You just need some experience.

But where would I get it from ? And with whom?

"I won't be in class tomorrow, so I won't be picking you up," Blair said one Wednesday night as he dropped me off. "Just come by the house after class, and we can hang out then."

"Why aren't you coming to class?" I asked. Blair was very serious about attendance. I was always ready and willing to skip class every day to spend it with him. But Blair always insisted: "You can pull a C just by showing up every day."

"Because I have a doctor's appointment-nothing serious," he added hastily when he saw the look on my face. "Just a check-up, that's all, I've been putting it off for a long time and Mom goes nuts on me about shit like that, so I'm going in tomorrow." He scowled. "I keep telling her I'll do it when I go back to LA in a couple of weeks, but-"

"You're going back to LA?" My heart sank to my feet. It was the first I'd heard of these plans.

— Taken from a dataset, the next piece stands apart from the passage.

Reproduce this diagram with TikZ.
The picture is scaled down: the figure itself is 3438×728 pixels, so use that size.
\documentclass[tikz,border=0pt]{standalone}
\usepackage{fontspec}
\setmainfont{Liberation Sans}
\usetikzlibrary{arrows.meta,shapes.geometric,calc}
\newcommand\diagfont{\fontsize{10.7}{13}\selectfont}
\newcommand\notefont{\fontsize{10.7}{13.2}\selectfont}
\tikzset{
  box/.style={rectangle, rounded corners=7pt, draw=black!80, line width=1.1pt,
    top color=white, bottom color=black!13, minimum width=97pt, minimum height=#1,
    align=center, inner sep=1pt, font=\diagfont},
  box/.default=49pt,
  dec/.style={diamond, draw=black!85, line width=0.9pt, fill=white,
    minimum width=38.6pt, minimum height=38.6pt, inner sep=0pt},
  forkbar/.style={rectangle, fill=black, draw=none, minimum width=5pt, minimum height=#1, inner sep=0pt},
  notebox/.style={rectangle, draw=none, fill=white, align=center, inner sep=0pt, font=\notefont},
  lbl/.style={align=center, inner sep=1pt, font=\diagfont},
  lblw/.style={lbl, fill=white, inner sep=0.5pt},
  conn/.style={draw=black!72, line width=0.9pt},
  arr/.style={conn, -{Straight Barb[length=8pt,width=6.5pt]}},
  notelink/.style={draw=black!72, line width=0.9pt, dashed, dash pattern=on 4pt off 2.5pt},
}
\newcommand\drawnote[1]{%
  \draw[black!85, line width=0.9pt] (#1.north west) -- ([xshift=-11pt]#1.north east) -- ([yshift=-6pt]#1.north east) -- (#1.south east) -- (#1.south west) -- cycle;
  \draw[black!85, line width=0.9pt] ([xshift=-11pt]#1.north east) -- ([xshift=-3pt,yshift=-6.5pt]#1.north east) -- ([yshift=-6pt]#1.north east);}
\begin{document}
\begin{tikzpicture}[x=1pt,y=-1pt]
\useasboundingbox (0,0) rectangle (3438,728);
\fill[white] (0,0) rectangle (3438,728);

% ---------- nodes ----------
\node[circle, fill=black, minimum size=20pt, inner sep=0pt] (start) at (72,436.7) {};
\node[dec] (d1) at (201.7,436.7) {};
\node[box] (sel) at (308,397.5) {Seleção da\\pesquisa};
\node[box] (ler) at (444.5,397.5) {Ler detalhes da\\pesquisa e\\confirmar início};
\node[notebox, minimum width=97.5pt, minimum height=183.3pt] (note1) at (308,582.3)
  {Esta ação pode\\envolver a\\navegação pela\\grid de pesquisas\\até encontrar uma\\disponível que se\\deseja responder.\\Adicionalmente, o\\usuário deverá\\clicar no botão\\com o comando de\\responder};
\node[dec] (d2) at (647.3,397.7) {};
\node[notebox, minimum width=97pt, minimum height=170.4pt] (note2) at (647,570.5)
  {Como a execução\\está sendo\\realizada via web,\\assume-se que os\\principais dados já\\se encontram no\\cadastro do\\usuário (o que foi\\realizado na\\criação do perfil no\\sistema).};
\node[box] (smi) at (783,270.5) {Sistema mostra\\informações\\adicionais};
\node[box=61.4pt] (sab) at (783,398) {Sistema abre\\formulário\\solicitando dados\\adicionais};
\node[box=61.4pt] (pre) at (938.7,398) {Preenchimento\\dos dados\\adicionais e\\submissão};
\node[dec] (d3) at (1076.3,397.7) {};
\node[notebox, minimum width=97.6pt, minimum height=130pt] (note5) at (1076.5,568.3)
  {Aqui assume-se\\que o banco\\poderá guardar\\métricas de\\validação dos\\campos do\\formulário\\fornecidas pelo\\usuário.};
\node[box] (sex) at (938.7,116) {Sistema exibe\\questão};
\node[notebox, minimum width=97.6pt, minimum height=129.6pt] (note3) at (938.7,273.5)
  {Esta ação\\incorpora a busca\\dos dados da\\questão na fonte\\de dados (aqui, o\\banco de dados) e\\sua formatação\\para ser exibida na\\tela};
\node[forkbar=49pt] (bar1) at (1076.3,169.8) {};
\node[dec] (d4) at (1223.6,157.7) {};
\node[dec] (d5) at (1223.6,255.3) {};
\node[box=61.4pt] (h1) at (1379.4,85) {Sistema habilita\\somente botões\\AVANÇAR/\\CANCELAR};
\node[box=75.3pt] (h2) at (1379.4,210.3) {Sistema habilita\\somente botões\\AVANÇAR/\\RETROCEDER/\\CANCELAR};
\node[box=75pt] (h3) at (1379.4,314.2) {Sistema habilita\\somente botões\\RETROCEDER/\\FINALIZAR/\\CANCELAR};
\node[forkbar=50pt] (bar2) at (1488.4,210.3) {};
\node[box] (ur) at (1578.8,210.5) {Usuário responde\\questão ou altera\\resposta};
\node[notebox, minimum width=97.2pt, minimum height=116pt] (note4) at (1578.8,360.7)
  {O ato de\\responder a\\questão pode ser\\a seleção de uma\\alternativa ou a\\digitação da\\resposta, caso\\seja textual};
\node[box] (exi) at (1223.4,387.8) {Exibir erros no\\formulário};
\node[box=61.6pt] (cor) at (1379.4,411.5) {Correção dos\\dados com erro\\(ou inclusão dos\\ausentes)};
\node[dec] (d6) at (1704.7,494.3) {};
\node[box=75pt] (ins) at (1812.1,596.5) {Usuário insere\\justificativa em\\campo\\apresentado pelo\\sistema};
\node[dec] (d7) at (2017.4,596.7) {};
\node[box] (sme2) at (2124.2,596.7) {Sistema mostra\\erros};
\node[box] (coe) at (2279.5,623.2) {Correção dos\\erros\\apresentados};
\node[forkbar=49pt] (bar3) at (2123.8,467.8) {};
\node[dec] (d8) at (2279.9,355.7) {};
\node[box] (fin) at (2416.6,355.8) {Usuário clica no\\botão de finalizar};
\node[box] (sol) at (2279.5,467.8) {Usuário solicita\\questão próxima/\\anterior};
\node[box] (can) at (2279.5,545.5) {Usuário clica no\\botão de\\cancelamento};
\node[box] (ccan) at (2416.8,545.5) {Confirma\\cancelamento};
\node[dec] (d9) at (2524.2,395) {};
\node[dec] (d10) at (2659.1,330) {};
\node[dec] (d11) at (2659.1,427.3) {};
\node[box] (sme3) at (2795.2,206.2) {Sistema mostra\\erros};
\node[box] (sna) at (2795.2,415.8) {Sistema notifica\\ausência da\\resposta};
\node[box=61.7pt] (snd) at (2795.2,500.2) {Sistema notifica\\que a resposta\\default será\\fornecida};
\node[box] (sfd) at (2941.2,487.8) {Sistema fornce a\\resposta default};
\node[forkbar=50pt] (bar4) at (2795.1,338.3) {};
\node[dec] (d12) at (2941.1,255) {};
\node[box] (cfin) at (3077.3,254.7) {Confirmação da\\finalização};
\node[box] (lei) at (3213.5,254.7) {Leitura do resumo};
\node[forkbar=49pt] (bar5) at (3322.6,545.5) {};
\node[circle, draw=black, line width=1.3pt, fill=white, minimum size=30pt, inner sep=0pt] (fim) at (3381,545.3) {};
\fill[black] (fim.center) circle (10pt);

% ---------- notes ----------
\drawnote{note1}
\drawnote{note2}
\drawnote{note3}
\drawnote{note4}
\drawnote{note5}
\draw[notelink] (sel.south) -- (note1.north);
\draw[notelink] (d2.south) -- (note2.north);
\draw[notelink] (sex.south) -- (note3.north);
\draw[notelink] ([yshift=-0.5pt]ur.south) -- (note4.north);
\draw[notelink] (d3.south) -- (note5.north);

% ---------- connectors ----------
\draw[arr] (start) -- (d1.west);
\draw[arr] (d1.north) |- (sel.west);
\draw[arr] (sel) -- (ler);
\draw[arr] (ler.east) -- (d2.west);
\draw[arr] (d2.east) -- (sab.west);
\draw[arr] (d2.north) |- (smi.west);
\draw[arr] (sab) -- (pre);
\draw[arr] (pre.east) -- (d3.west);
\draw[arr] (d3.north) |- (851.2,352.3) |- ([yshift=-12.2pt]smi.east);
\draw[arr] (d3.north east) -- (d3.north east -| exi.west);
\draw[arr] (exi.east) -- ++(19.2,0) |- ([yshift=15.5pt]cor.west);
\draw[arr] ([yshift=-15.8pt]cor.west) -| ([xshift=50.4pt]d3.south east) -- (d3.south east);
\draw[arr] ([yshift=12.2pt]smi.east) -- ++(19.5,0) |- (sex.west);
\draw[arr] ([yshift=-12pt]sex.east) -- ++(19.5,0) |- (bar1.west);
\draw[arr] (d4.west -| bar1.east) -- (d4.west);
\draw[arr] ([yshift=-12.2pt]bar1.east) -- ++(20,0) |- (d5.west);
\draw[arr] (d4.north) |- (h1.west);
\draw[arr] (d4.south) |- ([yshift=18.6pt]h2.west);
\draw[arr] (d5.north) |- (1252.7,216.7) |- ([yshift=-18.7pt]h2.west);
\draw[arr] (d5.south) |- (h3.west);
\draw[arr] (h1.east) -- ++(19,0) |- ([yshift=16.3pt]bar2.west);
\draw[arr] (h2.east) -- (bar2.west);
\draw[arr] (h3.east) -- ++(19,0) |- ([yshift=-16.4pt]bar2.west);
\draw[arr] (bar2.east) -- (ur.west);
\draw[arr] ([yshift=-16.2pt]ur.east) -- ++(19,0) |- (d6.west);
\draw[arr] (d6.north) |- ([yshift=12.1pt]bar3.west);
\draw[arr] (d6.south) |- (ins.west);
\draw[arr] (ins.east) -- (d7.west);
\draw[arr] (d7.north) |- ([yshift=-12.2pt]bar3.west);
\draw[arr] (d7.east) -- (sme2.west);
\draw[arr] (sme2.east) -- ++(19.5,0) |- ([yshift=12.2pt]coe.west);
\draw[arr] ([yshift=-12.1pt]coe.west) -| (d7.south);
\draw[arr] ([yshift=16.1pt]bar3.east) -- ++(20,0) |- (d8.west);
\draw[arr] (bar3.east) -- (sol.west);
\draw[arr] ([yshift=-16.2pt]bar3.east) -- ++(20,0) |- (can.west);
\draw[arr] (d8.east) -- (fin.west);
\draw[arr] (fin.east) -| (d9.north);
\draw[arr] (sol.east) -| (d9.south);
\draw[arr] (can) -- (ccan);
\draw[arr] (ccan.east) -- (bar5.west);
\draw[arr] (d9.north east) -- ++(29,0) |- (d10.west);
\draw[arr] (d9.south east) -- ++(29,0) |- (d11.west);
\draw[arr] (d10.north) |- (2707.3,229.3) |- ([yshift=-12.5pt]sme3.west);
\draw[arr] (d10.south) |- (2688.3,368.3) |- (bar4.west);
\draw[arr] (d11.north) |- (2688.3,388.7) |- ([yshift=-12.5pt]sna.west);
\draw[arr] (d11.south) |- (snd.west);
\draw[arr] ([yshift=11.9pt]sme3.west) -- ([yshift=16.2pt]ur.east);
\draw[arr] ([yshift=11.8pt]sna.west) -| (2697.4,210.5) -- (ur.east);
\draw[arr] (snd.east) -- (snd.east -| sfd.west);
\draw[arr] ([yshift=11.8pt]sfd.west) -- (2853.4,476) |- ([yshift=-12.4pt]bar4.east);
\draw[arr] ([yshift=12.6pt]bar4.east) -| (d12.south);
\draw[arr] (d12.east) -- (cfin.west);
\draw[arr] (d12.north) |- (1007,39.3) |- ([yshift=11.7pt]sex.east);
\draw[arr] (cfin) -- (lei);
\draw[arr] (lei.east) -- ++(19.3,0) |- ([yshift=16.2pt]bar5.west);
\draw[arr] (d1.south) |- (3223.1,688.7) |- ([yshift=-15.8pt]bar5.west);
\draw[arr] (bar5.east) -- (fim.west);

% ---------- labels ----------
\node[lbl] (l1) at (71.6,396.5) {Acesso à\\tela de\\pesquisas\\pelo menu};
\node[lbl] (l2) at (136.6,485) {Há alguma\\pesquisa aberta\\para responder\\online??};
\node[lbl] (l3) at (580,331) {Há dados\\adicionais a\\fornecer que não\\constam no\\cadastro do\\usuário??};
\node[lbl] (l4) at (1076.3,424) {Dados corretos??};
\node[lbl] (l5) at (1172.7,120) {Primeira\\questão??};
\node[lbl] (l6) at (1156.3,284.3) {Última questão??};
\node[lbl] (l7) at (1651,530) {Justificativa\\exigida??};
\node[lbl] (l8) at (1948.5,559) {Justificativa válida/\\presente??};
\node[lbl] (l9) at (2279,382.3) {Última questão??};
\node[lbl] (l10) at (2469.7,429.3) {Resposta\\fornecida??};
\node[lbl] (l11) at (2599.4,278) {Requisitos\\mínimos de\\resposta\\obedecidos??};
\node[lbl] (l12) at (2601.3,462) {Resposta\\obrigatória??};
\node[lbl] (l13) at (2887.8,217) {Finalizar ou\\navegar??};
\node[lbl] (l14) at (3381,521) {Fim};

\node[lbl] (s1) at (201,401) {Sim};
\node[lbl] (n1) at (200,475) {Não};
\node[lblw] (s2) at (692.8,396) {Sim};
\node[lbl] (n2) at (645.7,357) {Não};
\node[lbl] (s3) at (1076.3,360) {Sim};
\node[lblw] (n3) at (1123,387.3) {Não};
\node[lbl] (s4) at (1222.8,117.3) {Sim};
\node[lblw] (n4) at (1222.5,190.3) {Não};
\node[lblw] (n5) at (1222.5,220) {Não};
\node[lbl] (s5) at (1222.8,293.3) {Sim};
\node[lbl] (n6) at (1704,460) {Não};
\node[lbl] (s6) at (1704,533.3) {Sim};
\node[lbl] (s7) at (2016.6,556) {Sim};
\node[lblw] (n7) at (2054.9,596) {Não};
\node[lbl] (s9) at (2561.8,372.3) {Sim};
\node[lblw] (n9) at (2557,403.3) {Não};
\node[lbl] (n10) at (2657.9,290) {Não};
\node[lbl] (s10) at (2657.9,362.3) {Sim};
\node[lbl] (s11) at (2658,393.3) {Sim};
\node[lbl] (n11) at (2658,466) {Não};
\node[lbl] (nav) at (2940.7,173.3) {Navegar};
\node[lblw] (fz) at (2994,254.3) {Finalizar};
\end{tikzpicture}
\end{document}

"Well, yeah. Summer session's over, so I'm going to go stay with my dad for a few weeks." He gave me a funny look. "It's not the end of the world, you know You can still come by the house every day-everyone likes you, you're a shoo-in to get a bid during rush-and it's only for a few weeks until school starts again."

"So you'll be gone during my birthday?" I felt incredibly betrayed, and struggled to keep a handle on my emotions.